▽
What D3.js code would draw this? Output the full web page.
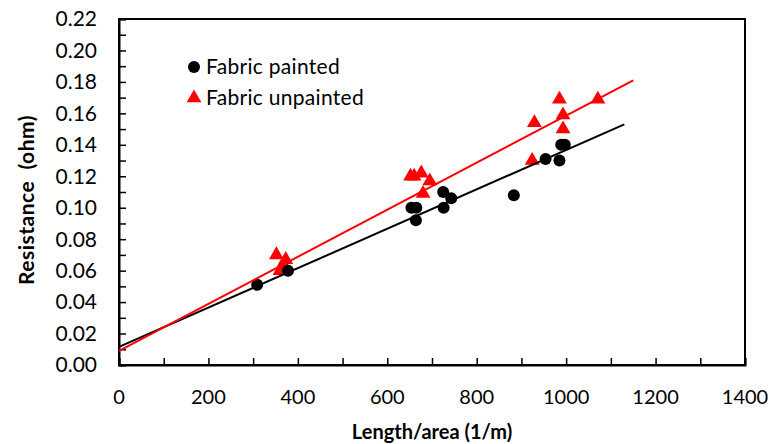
<!DOCTYPE html>
<html>
<head>
<meta charset="utf-8">
<script src="https://cdn.jsdelivr.net/npm/d3@7"></script>
<style>
  html, body { margin: 0; padding: 0; background: #fff; }
  svg { display: block; font-family: Lato, "Open Sans", sans-serif; }
</style>
</head>
<body>
<svg id="chart" width="771" height="444"></svg>
<script>
// Resistance vs. length/area for painted and unpainted fabric samples
const paintedX = [309, 378, 654, 665, 664, 725, 726, 743, 883, 954, 985, 989, 997];
const paintedY = [0.051, 0.060, 0.100, 0.100, 0.092, 0.110, 0.100, 0.106, 0.108, 0.131, 0.130, 0.140, 0.140];

const unpaintedX = [352, 360, 367, 373, 652, 660, 676, 695, 680, 924, 929, 985, 993, 993, 1071];
const unpaintedY = [0.070, 0.060, 0.064, 0.067, 0.120, 0.120, 0.122, 0.117, 0.109, 0.130, 0.154, 0.169, 0.159, 0.150, 0.169];

// Linear trendline end points (x in 1/m, y in ohm)
const paintedFitX = [0, 1130];
const paintedFitY = [0.0115, 0.153];
const unpaintedFitX = [0, 1150];
const unpaintedFitY = [0.0090, 0.181];

const xTickValues = [0, 200, 400, 600, 800, 1000, 1200, 1400];
const yTickValues = [0, 0.02, 0.04, 0.06, 0.08, 0.10, 0.12, 0.14, 0.16, 0.18, 0.20, 0.22];

const seriesNames = ["Fabric painted", "Fabric unpainted"];

const svg = d3.select("#chart");
const margin = { left: 119, right: 771 - 745, top: 19, bottom: 444 - 365 };
const W = 771, H = 444;

const x = d3.scaleLinear().domain([0, 1400]).range([margin.left, W - margin.right]);
const y = d3.scaleLinear().domain([0, 0.22]).range([H - margin.bottom, margin.top]);

const tickLen = 7;

// Plot frame
svg.append("rect")
  .attr("x", x(0)).attr("y", y(0.22))
  .attr("width", x(1400) - x(0)).attr("height", y(0) - y(0.22))
  .attr("fill", "none").attr("stroke", "#000").attr("stroke-width", 2);

// Y axis: inward ticks every 0.01, labels every 0.02
const yAxis = d3.axisRight(y)
  .tickValues(d3.range(0, 0.2201, 0.01))
  .tickSize(tickLen)
  .tickFormat("");
const gy = svg.append("g").attr("transform", `translate(${x(0)},0)`).call(yAxis);
gy.select(".domain").attr("stroke", "#000").attr("stroke-width", 2);
gy.selectAll(".tick line").attr("stroke", "#000").attr("stroke-width", 1.5);

svg.append("g").selectAll("text")
  .data(yTickValues).join("text")
  .attr("x", 97).attr("y", d => y(d))
  .attr("dy", "0.35em")
  .attr("text-anchor", "end")
  .attr("font-size", 21)
  .attr("fill", "#000")
  .text(d => d3.format(".2f")(d));

// X axis: inward ticks every 100, labels every 200
const xAxis = d3.axisTop(x)
  .tickValues(d3.range(0, 1401, 100))
  .tickSize(tickLen)
  .tickFormat("");
const gx = svg.append("g").attr("transform", `translate(0,${y(0)})`).call(xAxis);
gx.select(".domain").attr("stroke", "#000").attr("stroke-width", 2);
gx.selectAll(".tick line").attr("stroke", "#000").attr("stroke-width", 1.5);

svg.append("g").selectAll("text")
  .data(xTickValues).join("text")
  .attr("x", d => x(d)).attr("y", 397)
  .attr("dy", "0.35em")
  .attr("text-anchor", "middle")
  .attr("font-size", 20)
  .attr("fill", "#000")
  .text(d => d);

// Axis titles
svg.append("text")
  .attr("x", (x(0) + x(1400)) / 2).attr("y", 432)
  .attr("dy", "0.35em")
  .attr("text-anchor", "middle")
  .attr("font-size", 20).attr("font-weight", "bold")
  .text("Length/area (1/m)");

svg.append("text")
  .attr("transform", `translate(27,${(y(0) + y(0.22)) / 2 + 8}) rotate(-90)`)
  .attr("dy", "0.35em")
  .attr("text-anchor", "middle")
  .attr("font-size", 21).attr("font-weight", "bold")
  .attr("letter-spacing", 0.5)
  .text("Resistance\u00a0\u00a0(ohm)");

const tri = d3.symbol().type(d3.symbolTriangle).size(95);

// Unpainted markers
svg.append("g").selectAll("path")
  .data(unpaintedX.map((v, i) => [v, unpaintedY[i]]))
  .join("path")
  .attr("d", tri)
  .attr("transform", d => `translate(${x(d[0])},${y(d[1])})`)
  .attr("fill", "#ff0000");

// Painted markers
svg.append("g").selectAll("circle")
  .data(paintedX.map((v, i) => [v, paintedY[i]]))
  .join("circle")
  .attr("cx", d => x(d[0])).attr("cy", d => y(d[1]))
  .attr("r", 6)
  .attr("fill", "#000");

// Trendlines
const line = d3.line().x(d => x(d[0])).y(d => y(d[1]));
svg.append("path")
  .datum(paintedFitX.map((v, i) => [v, paintedFitY[i]]))
  .attr("d", line).attr("fill", "none").attr("stroke", "#000").attr("stroke-width", 2);
svg.append("path")
  .datum(unpaintedFitX.map((v, i) => [v, unpaintedFitY[i]]))
  .attr("d", line).attr("fill", "none").attr("stroke", "#ff0000").attr("stroke-width", 2);

// Legend
const legend = svg.append("g");
legend.append("circle").attr("cx", 194).attr("cy", 67).attr("r", 6).attr("fill", "#000");
legend.append("path").attr("d", tri).attr("transform", "translate(194,98)").attr("fill", "#ff0000");
legend.selectAll("text")
  .data(seriesNames).join("text")
  .attr("x", 206).attr("y", (d, i) => 67 + i * 31)
  .attr("dy", "0.35em")
  .attr("font-size", 21)
  .attr("letter-spacing", 0.3)
  .attr("fill", "#000")
  .text(d => d);
</script>
</body>
</html>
△
The request: Only the lines from the start of the material through the line containing "const tickLen = 7;" should be transcribed. Pictures stay out.

Problem solution:
What D3.js code would draw this? Output the full web page.
<!DOCTYPE html>
<html>
<head>
<meta charset="utf-8">
<script src="https://cdn.jsdelivr.net/npm/d3@7"></script>
<style>
  html, body { margin: 0; padding: 0; background: #fff; }
  svg { display: block; font-family: Lato, "Open Sans", sans-serif; }
</style>
</head>
<body>
<svg id="chart" width="771" height="444"></svg>
<script>
// Resistance vs. length/area for painted and unpainted fabric samples
const paintedX = [309, 378, 654, 665, 664, 725, 726, 743, 883, 954, 985, 989, 997];
const paintedY = [0.051, 0.060, 0.100, 0.100, 0.092, 0.110, 0.100, 0.106, 0.108, 0.131, 0.130, 0.140, 0.140];

const unpaintedX = [352, 360, 367, 373, 652, 660, 676, 695, 680, 924, 929, 985, 993, 993, 1071];
const unpaintedY = [0.070, 0.060, 0.064, 0.067, 0.120, 0.120, 0.122, 0.117, 0.109, 0.130, 0.154, 0.169, 0.159, 0.150, 0.169];

// Linear trendline end points (x in 1/m, y in ohm)
const paintedFitX = [0, 1130];
const paintedFitY = [0.0115, 0.153];
const unpaintedFitX = [0, 1150];
const unpaintedFitY = [0.0090, 0.181];

const xTickValues = [0, 200, 400, 600, 800, 1000, 1200, 1400];
const yTickValues = [0, 0.02, 0.04, 0.06, 0.08, 0.10, 0.12, 0.14, 0.16, 0.18, 0.20, 0.22];

const seriesNames = ["Fabric painted", "Fabric unpainted"];

const svg = d3.select("#chart");
const margin = { left: 119, right: 771 - 745, top: 19, bottom: 444 - 365 };
const W = 771, H = 444;

const x = d3.scaleLinear().domain([0, 1400]).range([margin.left, W - margin.right]);
const y = d3.scaleLinear().domain([0, 0.22]).range([H - margin.bottom, margin.top]);

const tickLen = 7;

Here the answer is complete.